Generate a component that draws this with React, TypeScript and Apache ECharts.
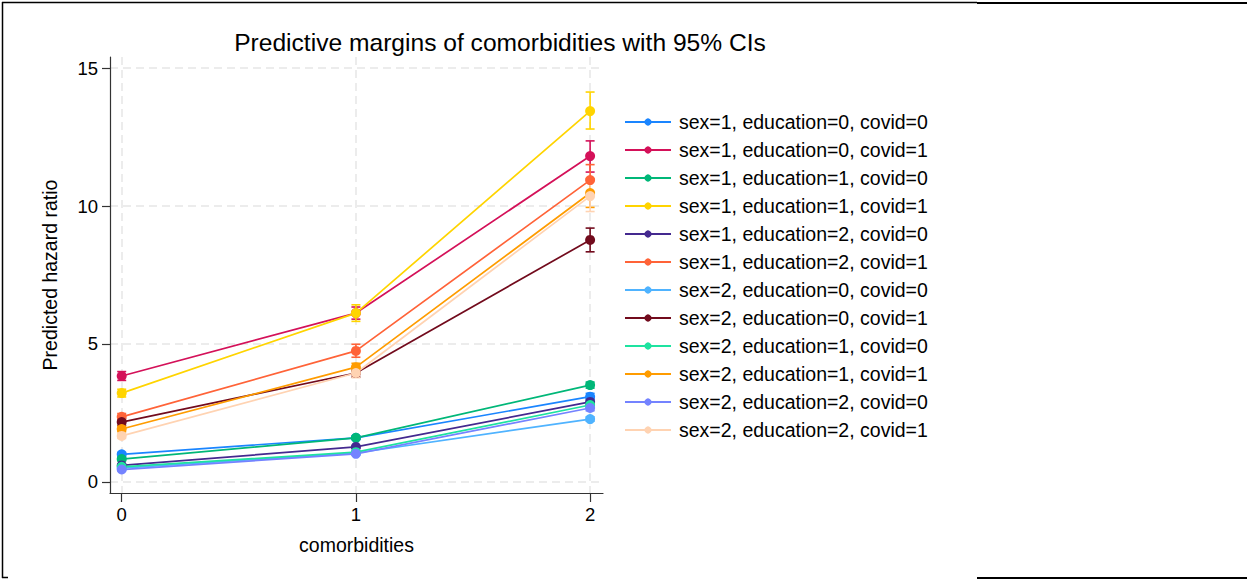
import React, { useEffect, useRef } from "react";
import * as echarts from "echarts";

const comorbidities = [0, 1, 2];
const seriesNames = [
  "sex=1, education=0, covid=0",
  "sex=1, education=0, covid=1",
  "sex=1, education=1, covid=0",
  "sex=1, education=1, covid=1",
  "sex=1, education=2, covid=0",
  "sex=1, education=2, covid=1",
  "sex=2, education=0, covid=0",
  "sex=2, education=0, covid=1",
  "sex=2, education=1, covid=0",
  "sex=2, education=1, covid=1",
  "sex=2, education=2, covid=0",
  "sex=2, education=2, covid=1",
];
const colors = [
  "#1a85ff", "#d41159", "#00b778", "#ffd400", "#44298f", "#ff6338",
  "#4fb3ff", "#720b1d", "#1ee3a0", "#ff9c00", "#7483ff", "#ffd3b2",
];
const estimates = [
  [1.0, 1.6, 3.09],
  [3.84, 6.12, 11.81],
  [0.83, 1.6, 3.51],
  [3.22, 6.12, 13.44],
  [0.6, 1.27, 2.9],
  [2.36, 4.75, 10.94],
  [0.5, 1.05, 2.28],
  [2.17, 3.95, 8.77],
  [0.55, 1.08, 2.79],
  [1.92, 4.16, 10.47],
  [0.45, 1.02, 2.68],
  [1.67, 3.95, 10.36],
];
const lower = [
  [0.93, 1.54, 2.97],
  [3.68, 5.9, 11.23],
  [0.77, 1.55, 3.4],
  [3.08, 5.82, 12.79],
  [0.55, 1.22, 2.79],
  [2.24, 4.52, 10.38],
  [0.46, 1.01, 2.2],
  [2.05, 3.8, 8.34],
  [0.51, 1.04, 2.7],
  [1.82, 4.02, 9.95],
  [0.41, 0.98, 2.58],
  [1.58, 3.78, 9.8],
];
const upper = [
  [1.07, 1.66, 3.21],
  [4.0, 6.34, 12.36],
  [0.89, 1.65, 3.62],
  [3.36, 6.42, 14.13],
  [0.65, 1.32, 3.01],
  [2.48, 4.99, 11.5],
  [0.54, 1.09, 2.36],
  [2.29, 4.1, 9.2],
  [0.59, 1.12, 2.88],
  [2.02, 4.3, 10.99],
  [0.49, 1.06, 2.78],
  [1.76, 4.12, 10.92],
];
const xTicks = [0, 1, 2];
const yTicks = [0, 5, 10, 15];

const FONT = "Liberation Sans, Arial, sans-serif";

export default function App() {
  const ref = useRef<HTMLDivElement>(null);
  useEffect(() => {
    if (!ref.current) return;
    const chart = echarts.init(ref.current, undefined, { renderer: "svg" });
    const series: any[] = [];
    seriesNames.forEach((name, i) => {
      series.push({
        type: "custom",
        name: "ci-" + i,
        data: comorbidities.map((x, j) => [x, lower[i][j], upper[i][j]]),
        encode: { x: 0, y: [1, 2] },
        z: 2,
        silent: true,
        renderItem: (params: any, api: any) => {
          const x = api.value(0);
          const lo = api.coord([x, api.value(1)]);
          const hi = api.coord([x, api.value(2)]);
          const hw = 4.5;
          const style = { stroke: colors[i], lineWidth: 1.6 };
          return {
            type: "group",
            children: [
              { type: "line", shape: { x1: lo[0], y1: lo[1], x2: hi[0], y2: hi[1] }, style },
              { type: "line", shape: { x1: lo[0] - hw, y1: lo[1], x2: lo[0] + hw, y2: lo[1] }, style },
              { type: "line", shape: { x1: hi[0] - hw, y1: hi[1], x2: hi[0] + hw, y2: hi[1] }, style },
            ],
          };
        },
      });
      series.push({
        type: "line",
        name,
        data: comorbidities.map((x, j) => [x, estimates[i][j]]),
        symbol: "circle",
        symbolSize: 10,
        z: 3,
        lineStyle: { color: colors[i], width: 1.7 },
        itemStyle: { color: colors[i] },
      });
    });

    chart.setOption({
      animation: false,
      backgroundColor: "#ffffff",
      textStyle: { fontFamily: FONT },
      title: {
        text: "Predictive margins of comorbidities with 95% CIs",
        left: 495,
        top: 25,
        textAlign: "center",
        textStyle: { fontFamily: FONT, fontSize: 24.6, fontWeight: "normal", color: "#000" },
      },
      grid: { left: 110, top: 57, width: 493, height: 436, containLabel: false },
      xAxis: {
        type: "value",
        min: -0.05,
        max: 2.055,
        name: "comorbidities",
        nameLocation: "middle",
        nameGap: 42,
        nameTextStyle: { fontFamily: FONT, fontSize: 19.5, color: "#000" },
        axisLine: { show: true, onZero: false, lineStyle: { color: "#333", width: 1.2 } },
        axisTick: { show: true, length: 9, customValues: xTicks, lineStyle: { color: "#333", width: 1.2 } },
        axisLabel: { customValues: xTicks, fontSize: 18.5, color: "#000", margin: 12, fontFamily: FONT },
        splitLine: { show: true, lineStyle: { color: "#e6e6e6", type: [8, 5], width: 1.5 } },
      },
      yAxis: {
        type: "value",
        min: -0.4,
        max: 15.4,
        name: "Predicted hazard ratio",
        nameLocation: "middle",
        nameGap: 50,
        nameTextStyle: { fontFamily: FONT, fontSize: 19.5, color: "#000" },
        axisLine: { show: true, onZero: false, lineStyle: { color: "#333", width: 1.2 } },
        axisTick: { show: true, length: 8, customValues: yTicks, lineStyle: { color: "#333", width: 1.2 } },
        axisLabel: { customValues: yTicks, fontSize: 18.5, color: "#000", margin: 12, fontFamily: FONT },
        splitLine: { show: true, lineStyle: { color: "#e6e6e6", type: [8, 5], width: 1.5 } },
      },
      legend: {
        data: seriesNames,
        orient: "vertical",
        left: 619,
        top: 107,
        itemWidth: 46,
        itemHeight: 9,
        itemGap: 8,
        textStyle: { fontFamily: FONT, fontSize: 19.5, color: "#000", lineHeight: 18, padding: [0, 0, 0, 3] },
      },
      graphic: [
        { type: "line", shape: { x1: 2, y1: 2.5, x2: 977, y2: 2.5 }, style: { stroke: "#000", lineWidth: 1.5 } },
        { type: "line", shape: { x1: 977, y1: 3, x2: 1247, y2: 3 }, style: { stroke: "#000", lineWidth: 2 } },
        { type: "line", shape: { x1: 2.5, y1: 2, x2: 2.5, y2: 578 }, style: { stroke: "#000", lineWidth: 1.5 } },
        { type: "line", shape: { x1: 2, y1: 577.5, x2: 8, y2: 577.5 }, style: { stroke: "#000", lineWidth: 1.5 } },
        { type: "line", shape: { x1: 977, y1: 578, x2: 1247, y2: 578 }, style: { stroke: "#000", lineWidth: 2 } },
      ],
      series,
    });
    return () => chart.dispose();
  }, []);
  return (
    <div
      ref={ref}
      style={{ position: "fixed", left: 0, top: 0, width: 1247, height: 580 }}
    />
  );
}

** WHAT IS BEING ASKED **
Omit the pictures, then output the rest of the listing exactly.

** TASK OUTPUT **
Generate a component that draws this with React, TypeScript and Apache ECharts.
import React, { useEffect, useRef } from "react";
import * as echarts from "echarts";

const comorbidities = [0, 1, 2];
const seriesNames = [
  "sex=1, education=0, covid=0",
  "sex=1, education=0, covid=1",
  "sex=1, education=1, covid=0",
  "sex=1, education=1, covid=1",
  "sex=1, education=2, covid=0",
  "sex=1, education=2, covid=1",
  "sex=2, education=0, covid=0",
  "sex=2, education=0, covid=1",
  "sex=2, education=1, covid=0",
  "sex=2, education=1, covid=1",
  "sex=2, education=2, covid=0",
  "sex=2, education=2, covid=1",
];
const colors = [
  "#1a85ff", "#d41159", "#00b778", "#ffd400", "#44298f", "#ff6338",
  "#4fb3ff", "#720b1d", "#1ee3a0", "#ff9c00", "#7483ff", "#ffd3b2",
];
const estimates = [
  [1.0, 1.6, 3.09],
  [3.84, 6.12, 11.81],
  [0.83, 1.6, 3.51],
  [3.22, 6.12, 13.44],
  [0.6, 1.27, 2.9],
  [2.36, 4.75, 10.94],
  [0.5, 1.05, 2.28],
  [2.17, 3.95, 8.77],
  [0.55, 1.08, 2.79],
  [1.92, 4.16, 10.47],
  [0.45, 1.02, 2.68],
  [1.67, 3.95, 10.36],
];
const lower = [
  [0.93, 1.54, 2.97],
  [3.68, 5.9, 11.23],
  [0.77, 1.55, 3.4],
  [3.08, 5.82, 12.79],
  [0.55, 1.22, 2.79],
  [2.24, 4.52, 10.38],
  [0.46, 1.01, 2.2],
  [2.05, 3.8, 8.34],
  [0.51, 1.04, 2.7],
  [1.82, 4.02, 9.95],
  [0.41, 0.98, 2.58],
  [1.58, 3.78, 9.8],
];
const upper = [
  [1.07, 1.66, 3.21],
  [4.0, 6.34, 12.36],
  [0.89, 1.65, 3.62],
  [3.36, 6.42, 14.13],
  [0.65, 1.32, 3.01],
  [2.48, 4.99, 11.5],
  [0.54, 1.09, 2.36],
  [2.29, 4.1, 9.2],
  [0.59, 1.12, 2.88],
  [2.02, 4.3, 10.99],
  [0.49, 1.06, 2.78],
  [1.76, 4.12, 10.92],
];
const xTicks = [0, 1, 2];
const yTicks = [0, 5, 10, 15];

const FONT = "Liberation Sans, Arial, sans-serif";

export default function App() {
  const ref = useRef<HTMLDivElement>(null);
  useEffect(() => {
    if (!ref.current) return;
    const chart = echarts.init(ref.current, undefined, { renderer: "svg" });
    const series: any[] = [];
    seriesNames.forEach((name, i) => {
      series.push({
        type: "custom",
        name: "ci-" + i,
        data: comorbidities.map((x, j) => [x, lower[i][j], upper[i][j]]),
        encode: { x: 0, y: [1, 2] },
        z: 2,
        silent: true,
        renderItem: (params: any, api: any) => {
          const x = api.value(0);
          const lo = api.coord([x, api.value(1)]);
          const hi = api.coord([x, api.value(2)]);
          const hw = 4.5;
          const style = { stroke: colors[i], lineWidth: 1.6 };
          return {
            type: "group",
            children: [
              { type: "line", shape: { x1: lo[0], y1: lo[1], x2: hi[0], y2: hi[1] }, style },
              { type: "line", shape: { x1: lo[0] - hw, y1: lo[1], x2: lo[0] + hw, y2: lo[1] }, style },
              { type: "line", shape: { x1: hi[0] - hw, y1: hi[1], x2: hi[0] + hw, y2: hi[1] }, style },
            ],
          };
        },
      });
      series.push({
        type: "line",
        name,
        data: comorbidities.map((x, j) => [x, estimates[i][j]]),
        symbol: "circle",
        symbolSize: 10,
        z: 3,
        lineStyle: { color: colors[i], width: 1.7 },
        itemStyle: { color: colors[i] },
      });
    });

    chart.setOption({
      animation: false,
      backgroundColor: "#ffffff",
      textStyle: { fontFamily: FONT },
      title: {
        text: "Predictive margins of comorbidities with 95% CIs",
        left: 495,
        top: 25,
        textAlign: "center",
        textStyle: { fontFamily: FONT, fontSize: 24.6, fontWeight: "normal", color: "#000" },
      },
      grid: { left: 110, top: 57, width: 493, height: 436, containLabel: false },
      xAxis: {
        type: "value",
        min: -0.05,
        max: 2.055,
        name: "comorbidities",
        nameLocation: "middle",
        nameGap: 42,
        nameTextStyle: { fontFamily: FONT, fontSize: 19.5, color: "#000" },
        axisLine: { show: true, onZero: false, lineStyle: { color: "#333", width: 1.2 } },
        axisTick: { show: true, length: 9, customValues: xTicks, lineStyle: { color: "#333", width: 1.2 } },
        axisLabel: { customValues: xTicks, fontSize: 18.5, color: "#000", margin: 12, fontFamily: FONT },
        splitLine: { show: true, lineStyle: { color: "#e6e6e6", type: [8, 5], width: 1.5 } },
      },
      yAxis: {
        type: "value",
        min: -0.4,
        max: 15.4,
        name: "Predicted hazard ratio",
        nameLocation: "middle",
        nameGap: 50,
        nameTextStyle: { fontFamily: FONT, fontSize: 19.5, color: "#000" },
        axisLine: { show: true, onZero: false, lineStyle: { color: "#333", width: 1.2 } },
        axisTick: { show: true, length: 8, customValues: yTicks, lineStyle: { color: "#333", width: 1.2 } },
        axisLabel: { customValues: yTicks, fontSize: 18.5, color: "#000", margin: 12, fontFamily: FONT },
        splitLine: { show: true, lineStyle: { color: "#e6e6e6", type: [8, 5], width: 1.5 } },
      },
      legend: {
        data: seriesNames,
        orient: "vertical",
        left: 619,
        top: 107,
        itemWidth: 46,
        itemHeight: 9,
        itemGap: 8,
        textStyle: { fontFamily: FONT, fontSize: 19.5, color: "#000", lineHeight: 18, padding: [0, 0, 0, 3] },
      },
      graphic: [
        { type: "line", shape: { x1: 2, y1: 2.5, x2: 977, y2: 2.5 }, style: { stroke: "#000", lineWidth: 1.5 } },
        { type: "line", shape: { x1: 977, y1: 3, x2: 1247, y2: 3 }, style: { stroke: "#000", lineWidth: 2 } },
        { type: "line", shape: { x1: 2.5, y1: 2, x2: 2.5, y2: 578 }, style: { stroke: "#000", lineWidth: 1.5 } },
        { type: "line", shape: { x1: 2, y1: 577.5, x2: 8, y2: 577.5 }, style: { stroke: "#000", lineWidth: 1.5 } },
        { type: "line", shape: { x1: 977, y1: 578, x2: 1247, y2: 578 }, style: { stroke: "#000", lineWidth: 2 } },
      ],
      series,
    });
    return () => chart.dispose();
  }, []);
  return (
    <div
      ref={ref}
      style={{ position: "fixed", left: 0, top: 0, width: 1247, height: 580 }}
    />
  );
}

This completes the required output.